(WHAT THE TASK REQUIRES) Reproduce the entries shown below only from the line with "Output the Python" down to the line with "pw, ph = W - L - R, H - T - B", keeping both end lines and copying each one exactly.

--- START OF MATERIAL ---

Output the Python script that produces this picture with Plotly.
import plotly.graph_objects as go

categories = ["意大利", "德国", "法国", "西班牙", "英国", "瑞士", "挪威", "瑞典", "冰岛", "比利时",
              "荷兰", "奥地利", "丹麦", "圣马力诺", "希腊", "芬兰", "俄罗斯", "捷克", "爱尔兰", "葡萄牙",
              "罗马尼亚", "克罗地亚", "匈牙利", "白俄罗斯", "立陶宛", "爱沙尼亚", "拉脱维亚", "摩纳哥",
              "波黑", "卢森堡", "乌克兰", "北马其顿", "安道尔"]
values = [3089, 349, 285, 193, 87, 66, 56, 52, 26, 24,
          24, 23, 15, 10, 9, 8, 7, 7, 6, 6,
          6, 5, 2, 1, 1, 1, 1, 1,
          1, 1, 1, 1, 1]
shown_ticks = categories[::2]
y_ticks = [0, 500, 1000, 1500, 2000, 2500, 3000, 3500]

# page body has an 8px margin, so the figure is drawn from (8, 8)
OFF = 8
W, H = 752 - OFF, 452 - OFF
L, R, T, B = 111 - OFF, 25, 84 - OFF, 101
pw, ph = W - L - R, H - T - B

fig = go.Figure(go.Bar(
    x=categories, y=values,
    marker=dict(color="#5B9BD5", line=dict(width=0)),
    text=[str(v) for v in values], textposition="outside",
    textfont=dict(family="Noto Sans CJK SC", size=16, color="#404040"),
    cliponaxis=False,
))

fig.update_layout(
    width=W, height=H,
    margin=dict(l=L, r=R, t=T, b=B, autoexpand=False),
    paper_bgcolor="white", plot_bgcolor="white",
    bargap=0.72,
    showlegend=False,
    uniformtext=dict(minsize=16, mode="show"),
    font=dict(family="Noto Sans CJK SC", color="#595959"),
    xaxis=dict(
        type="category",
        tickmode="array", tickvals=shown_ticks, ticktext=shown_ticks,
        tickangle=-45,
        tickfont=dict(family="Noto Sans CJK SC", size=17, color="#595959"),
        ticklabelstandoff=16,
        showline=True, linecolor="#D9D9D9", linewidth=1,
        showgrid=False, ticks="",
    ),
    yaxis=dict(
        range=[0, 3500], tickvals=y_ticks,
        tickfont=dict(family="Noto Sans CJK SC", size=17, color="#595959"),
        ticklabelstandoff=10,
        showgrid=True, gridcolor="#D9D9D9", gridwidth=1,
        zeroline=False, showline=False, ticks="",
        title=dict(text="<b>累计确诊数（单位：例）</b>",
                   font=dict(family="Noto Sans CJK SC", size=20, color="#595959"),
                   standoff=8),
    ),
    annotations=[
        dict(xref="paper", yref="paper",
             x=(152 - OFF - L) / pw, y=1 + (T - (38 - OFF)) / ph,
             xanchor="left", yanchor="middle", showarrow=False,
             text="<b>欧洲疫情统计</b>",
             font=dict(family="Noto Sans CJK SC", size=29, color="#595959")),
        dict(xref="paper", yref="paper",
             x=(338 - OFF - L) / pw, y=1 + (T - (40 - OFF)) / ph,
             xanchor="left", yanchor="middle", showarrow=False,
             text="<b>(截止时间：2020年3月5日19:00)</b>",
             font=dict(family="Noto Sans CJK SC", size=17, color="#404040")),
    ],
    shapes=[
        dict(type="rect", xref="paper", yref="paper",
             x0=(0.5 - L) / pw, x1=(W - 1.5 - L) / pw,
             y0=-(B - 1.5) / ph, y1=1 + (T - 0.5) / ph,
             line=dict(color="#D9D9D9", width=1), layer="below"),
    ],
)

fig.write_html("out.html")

--- END OF MATERIAL ---
--- START OF MATERIAL ---

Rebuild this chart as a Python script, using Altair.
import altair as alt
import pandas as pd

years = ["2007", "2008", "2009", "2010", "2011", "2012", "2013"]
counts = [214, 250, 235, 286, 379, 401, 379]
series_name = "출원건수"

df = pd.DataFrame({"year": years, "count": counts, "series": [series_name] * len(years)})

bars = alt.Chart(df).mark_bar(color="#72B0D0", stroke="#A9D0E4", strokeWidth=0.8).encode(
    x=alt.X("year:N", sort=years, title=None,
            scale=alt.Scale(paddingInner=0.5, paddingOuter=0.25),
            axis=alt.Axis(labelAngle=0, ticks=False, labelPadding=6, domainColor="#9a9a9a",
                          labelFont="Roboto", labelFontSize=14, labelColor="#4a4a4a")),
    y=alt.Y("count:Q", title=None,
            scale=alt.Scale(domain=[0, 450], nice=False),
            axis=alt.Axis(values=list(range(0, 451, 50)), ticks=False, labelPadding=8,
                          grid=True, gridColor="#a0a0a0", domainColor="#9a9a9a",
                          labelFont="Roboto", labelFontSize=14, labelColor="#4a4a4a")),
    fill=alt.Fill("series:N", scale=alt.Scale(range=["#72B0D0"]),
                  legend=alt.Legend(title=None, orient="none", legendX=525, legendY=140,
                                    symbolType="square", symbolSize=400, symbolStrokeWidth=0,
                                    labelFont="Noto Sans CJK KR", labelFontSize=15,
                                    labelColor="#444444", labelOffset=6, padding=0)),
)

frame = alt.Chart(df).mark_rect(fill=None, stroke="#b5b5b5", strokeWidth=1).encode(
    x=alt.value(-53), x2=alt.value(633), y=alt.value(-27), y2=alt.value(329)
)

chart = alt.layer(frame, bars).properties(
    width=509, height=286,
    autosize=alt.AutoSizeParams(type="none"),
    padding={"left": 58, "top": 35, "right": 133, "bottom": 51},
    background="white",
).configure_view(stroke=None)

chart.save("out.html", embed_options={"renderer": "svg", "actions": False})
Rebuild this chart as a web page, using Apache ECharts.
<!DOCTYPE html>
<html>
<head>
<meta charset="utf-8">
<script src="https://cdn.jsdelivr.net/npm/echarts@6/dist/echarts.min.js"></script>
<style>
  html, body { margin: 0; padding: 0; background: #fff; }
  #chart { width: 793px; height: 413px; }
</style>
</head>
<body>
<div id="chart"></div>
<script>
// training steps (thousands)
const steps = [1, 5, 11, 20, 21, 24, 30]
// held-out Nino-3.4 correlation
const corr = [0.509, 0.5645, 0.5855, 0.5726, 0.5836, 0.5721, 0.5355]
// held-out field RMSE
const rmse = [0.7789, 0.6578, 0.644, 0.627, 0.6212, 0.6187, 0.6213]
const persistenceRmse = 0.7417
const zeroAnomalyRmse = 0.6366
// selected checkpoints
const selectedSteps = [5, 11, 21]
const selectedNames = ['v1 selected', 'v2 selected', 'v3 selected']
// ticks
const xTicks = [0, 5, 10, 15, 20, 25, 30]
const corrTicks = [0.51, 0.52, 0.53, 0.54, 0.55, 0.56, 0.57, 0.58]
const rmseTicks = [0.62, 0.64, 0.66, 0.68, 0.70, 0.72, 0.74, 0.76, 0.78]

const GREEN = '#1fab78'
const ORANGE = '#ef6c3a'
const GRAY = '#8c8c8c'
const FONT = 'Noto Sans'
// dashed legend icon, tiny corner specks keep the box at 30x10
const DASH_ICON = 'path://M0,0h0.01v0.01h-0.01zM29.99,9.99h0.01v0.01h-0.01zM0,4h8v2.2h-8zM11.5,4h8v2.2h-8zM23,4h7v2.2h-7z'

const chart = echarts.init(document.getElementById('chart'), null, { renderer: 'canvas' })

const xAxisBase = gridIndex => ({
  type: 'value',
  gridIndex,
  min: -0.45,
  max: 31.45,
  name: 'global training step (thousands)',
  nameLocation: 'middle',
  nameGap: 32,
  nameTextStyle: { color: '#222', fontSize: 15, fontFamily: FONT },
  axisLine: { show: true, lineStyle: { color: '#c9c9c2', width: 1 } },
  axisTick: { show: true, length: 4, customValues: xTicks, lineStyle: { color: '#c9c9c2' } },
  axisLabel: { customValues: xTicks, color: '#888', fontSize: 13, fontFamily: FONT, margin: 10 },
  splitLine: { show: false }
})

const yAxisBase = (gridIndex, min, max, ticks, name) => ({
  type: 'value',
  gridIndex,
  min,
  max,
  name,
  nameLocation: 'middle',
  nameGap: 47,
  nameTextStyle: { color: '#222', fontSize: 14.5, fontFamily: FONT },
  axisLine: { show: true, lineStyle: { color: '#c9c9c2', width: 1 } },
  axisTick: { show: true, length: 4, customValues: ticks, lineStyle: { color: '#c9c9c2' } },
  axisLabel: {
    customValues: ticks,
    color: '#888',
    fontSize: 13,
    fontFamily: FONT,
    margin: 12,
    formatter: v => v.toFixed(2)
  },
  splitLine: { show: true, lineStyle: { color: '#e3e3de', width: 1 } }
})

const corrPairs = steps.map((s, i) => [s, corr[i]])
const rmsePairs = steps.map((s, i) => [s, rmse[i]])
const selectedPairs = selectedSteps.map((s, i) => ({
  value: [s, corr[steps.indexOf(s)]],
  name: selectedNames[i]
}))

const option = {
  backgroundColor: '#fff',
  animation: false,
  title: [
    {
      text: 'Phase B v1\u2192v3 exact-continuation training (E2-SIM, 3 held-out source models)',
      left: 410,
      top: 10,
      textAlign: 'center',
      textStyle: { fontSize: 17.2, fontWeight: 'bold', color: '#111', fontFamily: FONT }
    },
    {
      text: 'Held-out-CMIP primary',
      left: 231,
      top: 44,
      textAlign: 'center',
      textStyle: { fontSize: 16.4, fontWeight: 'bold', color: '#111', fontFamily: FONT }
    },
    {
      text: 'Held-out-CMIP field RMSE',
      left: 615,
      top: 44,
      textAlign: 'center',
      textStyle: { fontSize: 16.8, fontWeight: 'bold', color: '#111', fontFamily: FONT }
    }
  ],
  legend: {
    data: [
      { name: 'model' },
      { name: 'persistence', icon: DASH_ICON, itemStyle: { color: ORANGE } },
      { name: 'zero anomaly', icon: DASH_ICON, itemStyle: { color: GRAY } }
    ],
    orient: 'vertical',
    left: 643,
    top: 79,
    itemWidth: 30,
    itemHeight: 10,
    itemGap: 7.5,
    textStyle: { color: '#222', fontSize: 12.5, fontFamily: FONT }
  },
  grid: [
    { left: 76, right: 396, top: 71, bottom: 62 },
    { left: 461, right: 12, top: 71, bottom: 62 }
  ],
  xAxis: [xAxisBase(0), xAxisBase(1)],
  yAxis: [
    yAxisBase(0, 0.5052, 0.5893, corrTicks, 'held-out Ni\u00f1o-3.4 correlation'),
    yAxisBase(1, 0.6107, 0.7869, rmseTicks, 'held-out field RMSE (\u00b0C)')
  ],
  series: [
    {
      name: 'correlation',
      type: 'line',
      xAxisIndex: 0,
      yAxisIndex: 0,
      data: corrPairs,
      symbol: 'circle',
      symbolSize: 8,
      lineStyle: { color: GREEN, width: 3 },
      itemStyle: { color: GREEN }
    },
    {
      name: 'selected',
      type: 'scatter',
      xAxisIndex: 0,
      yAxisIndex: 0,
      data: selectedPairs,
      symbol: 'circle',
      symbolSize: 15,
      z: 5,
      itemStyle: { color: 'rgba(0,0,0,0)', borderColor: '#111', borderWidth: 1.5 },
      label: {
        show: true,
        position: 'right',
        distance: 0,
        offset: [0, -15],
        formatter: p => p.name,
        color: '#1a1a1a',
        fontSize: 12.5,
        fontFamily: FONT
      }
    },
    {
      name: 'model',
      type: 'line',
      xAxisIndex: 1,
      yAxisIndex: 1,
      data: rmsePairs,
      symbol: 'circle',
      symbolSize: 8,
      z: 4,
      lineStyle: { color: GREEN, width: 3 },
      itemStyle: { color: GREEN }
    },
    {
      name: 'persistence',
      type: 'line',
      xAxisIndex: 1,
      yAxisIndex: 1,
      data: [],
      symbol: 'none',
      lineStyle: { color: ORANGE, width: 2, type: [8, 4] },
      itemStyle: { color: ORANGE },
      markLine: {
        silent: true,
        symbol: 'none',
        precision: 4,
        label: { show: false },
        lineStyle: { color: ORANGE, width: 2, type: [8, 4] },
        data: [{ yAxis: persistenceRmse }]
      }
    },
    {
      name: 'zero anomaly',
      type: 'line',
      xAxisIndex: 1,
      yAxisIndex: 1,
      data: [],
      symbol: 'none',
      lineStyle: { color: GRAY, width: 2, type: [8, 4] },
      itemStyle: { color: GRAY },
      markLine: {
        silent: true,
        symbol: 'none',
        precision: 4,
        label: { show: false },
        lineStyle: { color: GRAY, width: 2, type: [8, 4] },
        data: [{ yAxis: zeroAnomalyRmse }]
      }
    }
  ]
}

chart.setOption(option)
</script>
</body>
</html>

--- END OF MATERIAL ---
--- START OF MATERIAL ---

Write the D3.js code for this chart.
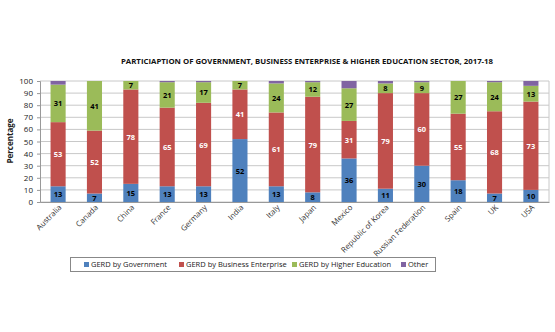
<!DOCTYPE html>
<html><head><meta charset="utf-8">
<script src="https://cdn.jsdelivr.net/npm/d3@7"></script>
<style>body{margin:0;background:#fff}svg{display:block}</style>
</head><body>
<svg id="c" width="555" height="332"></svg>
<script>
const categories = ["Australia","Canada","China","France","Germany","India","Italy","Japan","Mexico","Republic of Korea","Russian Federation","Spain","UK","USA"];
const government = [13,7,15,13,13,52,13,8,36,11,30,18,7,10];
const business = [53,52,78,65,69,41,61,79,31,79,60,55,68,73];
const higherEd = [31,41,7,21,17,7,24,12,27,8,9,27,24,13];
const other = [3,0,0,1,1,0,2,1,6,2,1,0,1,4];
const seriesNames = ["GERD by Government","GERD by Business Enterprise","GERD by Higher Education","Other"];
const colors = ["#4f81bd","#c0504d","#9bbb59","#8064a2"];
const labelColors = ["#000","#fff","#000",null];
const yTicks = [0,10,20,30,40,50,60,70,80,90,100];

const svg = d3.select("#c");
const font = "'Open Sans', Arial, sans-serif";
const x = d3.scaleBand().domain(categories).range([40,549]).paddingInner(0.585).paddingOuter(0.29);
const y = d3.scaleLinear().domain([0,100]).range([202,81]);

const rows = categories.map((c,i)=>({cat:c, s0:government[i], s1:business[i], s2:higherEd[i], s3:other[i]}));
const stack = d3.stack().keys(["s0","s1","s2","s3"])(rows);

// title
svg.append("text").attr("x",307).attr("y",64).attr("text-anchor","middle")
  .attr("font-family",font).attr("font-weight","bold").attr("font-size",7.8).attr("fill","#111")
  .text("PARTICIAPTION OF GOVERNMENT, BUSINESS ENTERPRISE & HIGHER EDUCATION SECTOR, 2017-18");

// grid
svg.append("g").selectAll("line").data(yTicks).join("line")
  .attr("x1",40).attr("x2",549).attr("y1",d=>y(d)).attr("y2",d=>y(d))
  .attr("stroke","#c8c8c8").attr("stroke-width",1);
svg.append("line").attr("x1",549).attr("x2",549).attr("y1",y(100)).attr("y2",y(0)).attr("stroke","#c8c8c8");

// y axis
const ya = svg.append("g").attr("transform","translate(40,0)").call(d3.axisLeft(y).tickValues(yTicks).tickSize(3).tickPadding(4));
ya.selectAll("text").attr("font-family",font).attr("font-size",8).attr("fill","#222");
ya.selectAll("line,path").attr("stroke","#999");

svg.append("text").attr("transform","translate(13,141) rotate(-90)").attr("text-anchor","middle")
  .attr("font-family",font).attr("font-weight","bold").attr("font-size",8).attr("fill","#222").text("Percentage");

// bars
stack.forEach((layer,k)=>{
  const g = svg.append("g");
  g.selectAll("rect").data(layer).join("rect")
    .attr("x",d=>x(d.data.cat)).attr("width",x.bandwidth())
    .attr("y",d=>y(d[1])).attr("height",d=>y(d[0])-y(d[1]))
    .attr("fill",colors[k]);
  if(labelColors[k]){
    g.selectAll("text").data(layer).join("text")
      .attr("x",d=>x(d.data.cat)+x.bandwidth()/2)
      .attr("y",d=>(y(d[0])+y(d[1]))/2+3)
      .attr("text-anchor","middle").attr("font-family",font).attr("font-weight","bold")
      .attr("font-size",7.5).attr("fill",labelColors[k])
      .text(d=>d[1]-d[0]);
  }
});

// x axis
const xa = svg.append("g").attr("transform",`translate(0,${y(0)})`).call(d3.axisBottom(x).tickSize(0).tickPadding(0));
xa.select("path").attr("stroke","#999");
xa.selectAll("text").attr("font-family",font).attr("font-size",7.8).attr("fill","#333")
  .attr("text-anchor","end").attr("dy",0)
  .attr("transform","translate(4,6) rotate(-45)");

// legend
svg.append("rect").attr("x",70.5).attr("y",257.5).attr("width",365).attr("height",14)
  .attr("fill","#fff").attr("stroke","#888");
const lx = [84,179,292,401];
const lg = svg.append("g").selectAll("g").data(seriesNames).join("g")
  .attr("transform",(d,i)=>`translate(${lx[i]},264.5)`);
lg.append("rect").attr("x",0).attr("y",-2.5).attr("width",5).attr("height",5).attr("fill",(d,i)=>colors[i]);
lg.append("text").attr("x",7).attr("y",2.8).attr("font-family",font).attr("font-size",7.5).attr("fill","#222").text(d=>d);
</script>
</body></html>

--- END OF MATERIAL ---

(THE SOLUTION)
Output the Python script that produces this picture with Plotly.
import plotly.graph_objects as go

categories = ["意大利", "德国", "法国", "西班牙", "英国", "瑞士", "挪威", "瑞典", "冰岛", "比利时",
              "荷兰", "奥地利", "丹麦", "圣马力诺", "希腊", "芬兰", "俄罗斯", "捷克", "爱尔兰", "葡萄牙",
              "罗马尼亚", "克罗地亚", "匈牙利", "白俄罗斯", "立陶宛", "爱沙尼亚", "拉脱维亚", "摩纳哥",
              "波黑", "卢森堡", "乌克兰", "北马其顿", "安道尔"]
values = [3089, 349, 285, 193, 87, 66, 56, 52, 26, 24,
          24, 23, 15, 10, 9, 8, 7, 7, 6, 6,
          6, 5, 2, 1, 1, 1, 1, 1,
          1, 1, 1, 1, 1]
shown_ticks = categories[::2]
y_ticks = [0, 500, 1000, 1500, 2000, 2500, 3000, 3500]

# page body has an 8px margin, so the figure is drawn from (8, 8)
OFF = 8
W, H = 752 - OFF, 452 - OFF
L, R, T, B = 111 - OFF, 25, 84 - OFF, 101
pw, ph = W - L - R, H - T - B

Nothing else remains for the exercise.